_WRITTEN PROBLEM_
With all pictures omitted, return verbatim the lines from the beginning of the records below through the line containing "import plotly.graph_objects as go".

_DATA IN THIS EXERCISE_
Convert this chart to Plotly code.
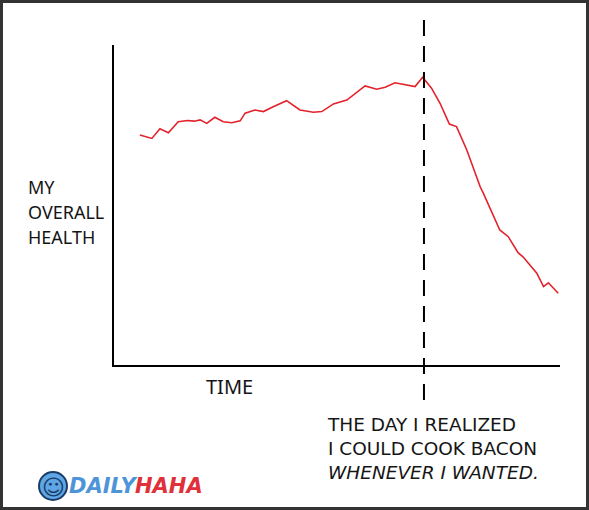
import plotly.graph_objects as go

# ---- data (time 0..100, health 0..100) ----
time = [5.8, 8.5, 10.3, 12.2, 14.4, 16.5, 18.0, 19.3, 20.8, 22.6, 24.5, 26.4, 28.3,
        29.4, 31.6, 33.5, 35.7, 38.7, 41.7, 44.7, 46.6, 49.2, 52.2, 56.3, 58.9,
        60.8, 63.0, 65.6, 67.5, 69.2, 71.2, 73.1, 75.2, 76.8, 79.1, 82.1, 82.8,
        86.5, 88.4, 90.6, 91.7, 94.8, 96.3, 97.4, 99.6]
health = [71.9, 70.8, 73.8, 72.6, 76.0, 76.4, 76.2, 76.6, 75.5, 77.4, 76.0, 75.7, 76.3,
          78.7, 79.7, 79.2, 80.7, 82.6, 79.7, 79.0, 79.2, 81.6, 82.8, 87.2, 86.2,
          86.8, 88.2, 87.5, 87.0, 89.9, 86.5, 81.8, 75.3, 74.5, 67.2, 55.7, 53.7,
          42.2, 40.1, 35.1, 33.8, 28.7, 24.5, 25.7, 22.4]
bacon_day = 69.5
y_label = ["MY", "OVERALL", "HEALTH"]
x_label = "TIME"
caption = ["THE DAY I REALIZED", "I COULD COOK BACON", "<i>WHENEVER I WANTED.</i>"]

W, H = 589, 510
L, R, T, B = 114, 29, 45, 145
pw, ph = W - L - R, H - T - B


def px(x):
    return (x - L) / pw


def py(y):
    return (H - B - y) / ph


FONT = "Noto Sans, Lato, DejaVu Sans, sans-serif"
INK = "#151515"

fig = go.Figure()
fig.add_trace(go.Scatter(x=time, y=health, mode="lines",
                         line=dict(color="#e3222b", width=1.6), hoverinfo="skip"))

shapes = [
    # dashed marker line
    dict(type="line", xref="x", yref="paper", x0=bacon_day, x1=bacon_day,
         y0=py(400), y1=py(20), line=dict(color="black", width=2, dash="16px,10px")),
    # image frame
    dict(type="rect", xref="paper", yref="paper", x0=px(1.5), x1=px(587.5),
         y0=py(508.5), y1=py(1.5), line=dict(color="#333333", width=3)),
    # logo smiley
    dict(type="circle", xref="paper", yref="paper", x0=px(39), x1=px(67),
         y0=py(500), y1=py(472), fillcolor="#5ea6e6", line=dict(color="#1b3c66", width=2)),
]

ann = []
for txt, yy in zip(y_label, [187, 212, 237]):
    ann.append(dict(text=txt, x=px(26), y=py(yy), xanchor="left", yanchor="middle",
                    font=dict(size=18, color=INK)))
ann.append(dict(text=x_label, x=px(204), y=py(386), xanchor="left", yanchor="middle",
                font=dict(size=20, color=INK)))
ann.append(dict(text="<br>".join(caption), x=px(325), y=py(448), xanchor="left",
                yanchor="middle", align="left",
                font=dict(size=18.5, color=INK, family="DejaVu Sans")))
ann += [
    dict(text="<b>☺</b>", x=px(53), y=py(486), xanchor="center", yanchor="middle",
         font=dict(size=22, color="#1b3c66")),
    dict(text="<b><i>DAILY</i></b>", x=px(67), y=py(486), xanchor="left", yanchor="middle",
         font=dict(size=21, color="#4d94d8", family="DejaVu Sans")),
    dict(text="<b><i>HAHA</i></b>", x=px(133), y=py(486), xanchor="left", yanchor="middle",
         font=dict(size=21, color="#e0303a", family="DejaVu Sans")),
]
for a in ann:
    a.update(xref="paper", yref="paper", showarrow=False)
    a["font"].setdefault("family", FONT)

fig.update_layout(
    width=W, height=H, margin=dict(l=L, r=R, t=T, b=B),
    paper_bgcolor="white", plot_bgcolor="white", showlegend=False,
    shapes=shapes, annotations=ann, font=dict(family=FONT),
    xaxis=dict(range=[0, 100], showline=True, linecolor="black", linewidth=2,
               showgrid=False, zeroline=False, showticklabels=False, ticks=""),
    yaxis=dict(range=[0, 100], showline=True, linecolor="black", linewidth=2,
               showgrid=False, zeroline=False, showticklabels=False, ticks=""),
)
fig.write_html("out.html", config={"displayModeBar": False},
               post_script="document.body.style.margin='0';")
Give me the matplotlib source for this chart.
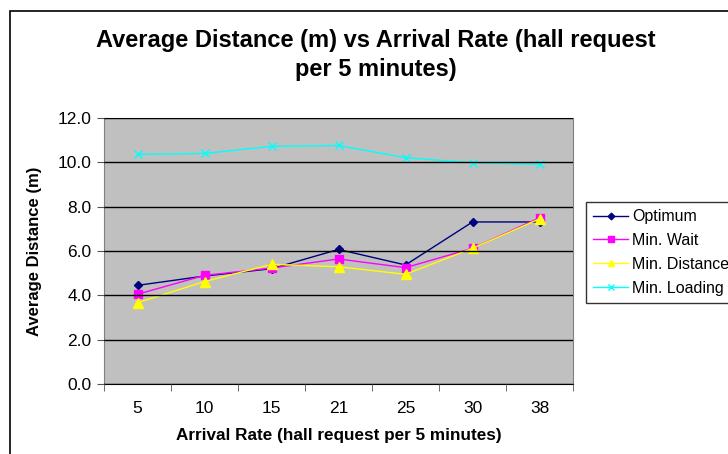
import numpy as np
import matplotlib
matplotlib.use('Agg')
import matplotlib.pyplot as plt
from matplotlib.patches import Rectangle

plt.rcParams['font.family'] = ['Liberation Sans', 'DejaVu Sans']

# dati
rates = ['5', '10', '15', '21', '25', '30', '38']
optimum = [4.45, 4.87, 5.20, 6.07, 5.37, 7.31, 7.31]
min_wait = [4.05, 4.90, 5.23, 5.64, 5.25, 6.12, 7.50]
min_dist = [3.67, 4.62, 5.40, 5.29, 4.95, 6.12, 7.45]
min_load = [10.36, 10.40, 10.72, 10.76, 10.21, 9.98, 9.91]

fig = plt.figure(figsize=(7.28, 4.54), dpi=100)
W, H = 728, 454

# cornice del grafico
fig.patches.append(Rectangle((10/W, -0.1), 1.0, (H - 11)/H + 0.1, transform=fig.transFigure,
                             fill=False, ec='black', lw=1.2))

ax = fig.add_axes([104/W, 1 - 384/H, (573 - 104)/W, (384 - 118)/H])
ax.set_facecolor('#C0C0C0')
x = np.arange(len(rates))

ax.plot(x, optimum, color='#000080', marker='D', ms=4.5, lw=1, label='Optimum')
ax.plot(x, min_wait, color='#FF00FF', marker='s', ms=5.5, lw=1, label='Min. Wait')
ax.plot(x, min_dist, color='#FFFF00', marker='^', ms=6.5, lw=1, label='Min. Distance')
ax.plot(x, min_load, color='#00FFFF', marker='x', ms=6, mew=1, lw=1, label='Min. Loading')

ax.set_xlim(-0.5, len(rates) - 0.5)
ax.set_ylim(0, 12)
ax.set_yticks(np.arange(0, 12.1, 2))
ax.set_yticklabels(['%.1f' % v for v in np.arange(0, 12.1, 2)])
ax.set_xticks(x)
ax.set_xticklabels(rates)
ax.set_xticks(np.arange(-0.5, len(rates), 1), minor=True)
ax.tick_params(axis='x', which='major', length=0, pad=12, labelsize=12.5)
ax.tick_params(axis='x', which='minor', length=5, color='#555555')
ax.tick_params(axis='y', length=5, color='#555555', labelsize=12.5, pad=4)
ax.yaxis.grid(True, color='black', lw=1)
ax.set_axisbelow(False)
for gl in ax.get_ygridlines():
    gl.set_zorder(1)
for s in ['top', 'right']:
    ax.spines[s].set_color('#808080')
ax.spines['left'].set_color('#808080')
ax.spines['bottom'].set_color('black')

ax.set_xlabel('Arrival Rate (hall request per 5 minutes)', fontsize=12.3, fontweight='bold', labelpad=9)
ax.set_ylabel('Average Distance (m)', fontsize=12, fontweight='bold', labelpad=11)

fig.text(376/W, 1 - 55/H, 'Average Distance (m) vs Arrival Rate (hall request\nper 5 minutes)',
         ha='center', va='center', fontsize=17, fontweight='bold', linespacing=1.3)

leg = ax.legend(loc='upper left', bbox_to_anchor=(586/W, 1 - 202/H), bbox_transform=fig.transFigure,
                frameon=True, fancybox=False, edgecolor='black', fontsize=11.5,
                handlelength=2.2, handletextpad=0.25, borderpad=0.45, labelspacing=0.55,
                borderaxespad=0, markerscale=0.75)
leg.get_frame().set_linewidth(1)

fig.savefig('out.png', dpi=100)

_ANSWER TO THIS TASK_
Convert this chart to Plotly code.
import plotly.graph_objects as go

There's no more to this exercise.